Dean Streetman served 12 years as Dean of the Cockrell School of Engineering. Dr. Streetman received his doctorate at UT-Austin in EE in 1966 and taught in the Electrical Engineering department here before his appointment as dean. He is a member of the National Academy of Engineering, the American Academy of Arts and Sciences, and a new recipient of the ECE Fellow medal.
Gary Daniels joined the Electrical & Computer Engineering Department in 1999 as an Adjunct Assistant Professor. He received his BSEE degree from the University of New Mexico and did graduate work at Arizona State University. Daniels worked for Sandia National Labs for 6 years and Motorola Semiconductor for 32 years, where he retired as Senior VP and General Manager of the Microcontroller Division. He was a consultant for Silicon Laboratories from 2003-2005. Since 1999, he has served as a member of the Board of Directors for National Instruments. He was a member of the State of Texas Advisory Committee on Research Programs 2000-2004. He is a member of the IEEE and ASEE professional societies.
William (Bill) Bard attended graduate school at the University of Texas at Austin. He studied physical chemistry and earned master's degree in Computer Sciences in 1969 and in Electrical Engineering in 1976.
He has been employed continuously by the University of Texas since 1966 in positions including teaching assistant, lead operating system development specialist, digital system design engineer, manager of computer maintenance, and associate director for technical affairs.
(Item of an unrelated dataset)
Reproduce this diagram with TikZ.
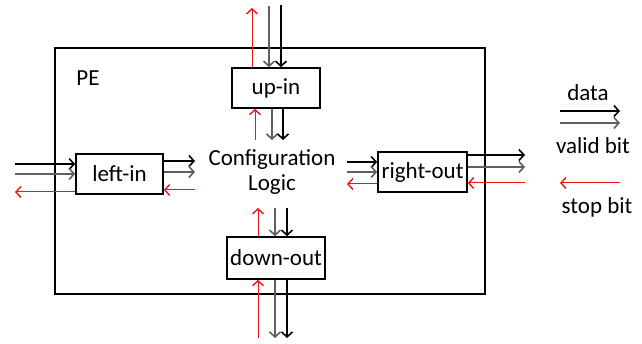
\documentclass[tikz,border=0pt]{standalone}
\usepackage{fontspec}
\setmainfont{Carlito}
\usetikzlibrary{arrows.meta}
\definecolor{SinDado}{RGB}{0,0,0}
\definecolor{SinValido}{RGB}{95,95,95}
\definecolor{SinParada}{RGB}{240,20,20}
\begin{document}
\begin{tikzpicture}[x=1pt,y=-1pt,every node/.style={font=\fontsize{23}{25}\selectfont},
caixa/.style={draw,line width=1.6pt,inner sep=0pt},
dado/.style={SinDado,line width=1.8pt,-{Straight Barb[length=5pt,width=11pt,line width=1.6pt]}},
valido/.style={SinValido,line width=1.1pt,-{Straight Barb[length=5pt,width=11pt,line width=1.6pt]}},
parada/.style={SinParada,line width=1pt,-{Straight Barb[length=5pt,width=11pt,line width=1.4pt]}}]
\useasboundingbox (0,0) rectangle (642,344);
\node[caixa,line width=2pt,minimum width=430pt,minimum height=246pt](pe)at(270,171){};
\node(rotpe)at(88,78){PE};
\node[caixa,minimum width=88pt,minimum height=40pt](upin)at(276,88){up-in};
\node[caixa,minimum width=87pt,minimum height=40pt](leftin)at(119.5,174){left-in};
\node[caixa,minimum width=89pt,minimum height=40pt](rightout)at(422.5,172){right-out};
\node[caixa,minimum width=98pt,minimum height=42pt](downout)at(276,258){down-out};
\node[align=center](logica)at(272,172){Configuration\\Logic};
\coordinate(ur)at(252,8);\coordinate(uv)at(269,6);\coordinate(ud)at(281,5);
\draw[parada](ur|-upin.north)--(ur);\draw[valido](uv)--(uv|-upin.north);\draw[dado](ud)--(ud|-upin.north);
\coordinate(cr)at(255,140);\coordinate(cv)at(272,140);\coordinate(cd)at(283,140);
\draw[parada](cr)--(cr|-upin.south);\draw[valido](cv|-upin.south)--(cv);\draw[dado](cd|-upin.south)--(cd);
\coordinate(lr)at(258,208);\coordinate(lv)at(275,208);\coordinate(ld)at(287,208);
\draw[parada](lr|-downout.north)--(lr);\draw[valido](lv)--(lv|-downout.north);\draw[dado](ld)--(ld|-downout.north);
\coordinate(br)at(258,338);\coordinate(bv)at(275,338);\coordinate(bd)at(287,338);
\draw[parada](br)--(br|-downout.south);\draw[valido](bv|-downout.south)--(bv);\draw[dado](bd|-downout.south)--(bd);
\coordinate(ed)at(15,164);\coordinate(ev)at(15,174);\coordinate(er)at(15,192);
\draw[dado](ed)--(ed-|leftin.west);\draw[valido](ev)--(ev-|leftin.west);\draw[parada](er-|leftin.west)--(er);
\coordinate(md)at(195,161);\coordinate(mv)at(195,172);\coordinate(mr)at(195,190);
\draw[dado](md-|leftin.east)--(md);\draw[valido](mv-|leftin.east)--(mv);\draw[parada](mr)--(mr-|leftin.east);
\coordinate(nd)at(347,162);\coordinate(nv)at(347,172);\coordinate(nr)at(347,184);
\draw[dado](nd)--(nd-|rightout.west);\draw[valido](nv)--(nv-|rightout.west);\draw[parada](nr-|rightout.west)--(nr);
\coordinate(sd)at(525,155);\coordinate(sv)at(525,167);\coordinate(sr)at(525,183);
\draw[dado](sd-|rightout.east)--(sd);\draw[valido](sv-|rightout.east)--(sv);\draw[parada](sr)--(sr-|rightout.east);
\coordinate(ldi)at(560,111);\coordinate(ldf)at(620,111);\draw[dado](ldi)--(ldf);
\coordinate(lvi)at(560,123);\coordinate(lvf)at(620,123);\draw[valido](lvi)--(lvf);
\coordinate(lri)at(620,183);\coordinate(lrf)at(560,183);\draw[parada](lri)--(lrf);
\node(rotdado)at(588,93){data};\node(rotvalido)at(593,146){valid bit};\node(rotparada)at(597,207){stop bit};
\end{tikzpicture}
\end{document}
He is jointly the Deputy Director of the Computation Center and the Director of the UT System Office of Telecommunication Services. In these roles, he is responsible for computer networking at UT Austin and the UT System-wide voice, video, and computer network. These responsibilities include the state-wide Texas Higher Education network (THEnet) and the state's K-12 network, the Texas Education Network (TENET).
Bill is a Professional Engineer and a member of the IEEE, ACM, and Internet Society. He has served as the chair of the Greater Austin Area Telecommunications network since 1997. He is also the associate director of UT's Center for Telecommunications and Digital Signal Processing Research. His avocations include triathloning and information system security.
When Schlumberger created an institutional ambassador program four years ago, W. Howard Neal (B.S.E.E. 1971, M.S.E.E. 1973)-then vice president of software strategy for oilfield services-discovered a world of new opportunities. The petroleum industry giant had identified 40 universities internationally where it wanted to establish formal relationships, and UT was on the list. Shortly thereafter, the program's coordinator recruited him as ambassador to his alma mater.
Today Neal has a new position at Schlumberger, vice president of industrial relations, in which he devotes two-thirds of his time to The University. His UT projects range from developing a strategic plan for the Department of Electrical and Computer Engineering and working to launch the new Industrial Affiliates program to teaching a section of EE 302: Introduction to Electrical Engineering.
Mark McDermott is currently a Research Fellow and Adjunct Faculty in ECE Department at the University of Texas, where he teaches graduate level courses in VLSI design, System-on-Chip design and technical entrepreneurship. His current interests include research on methodologies to improve design and verification productivity in silicon system design.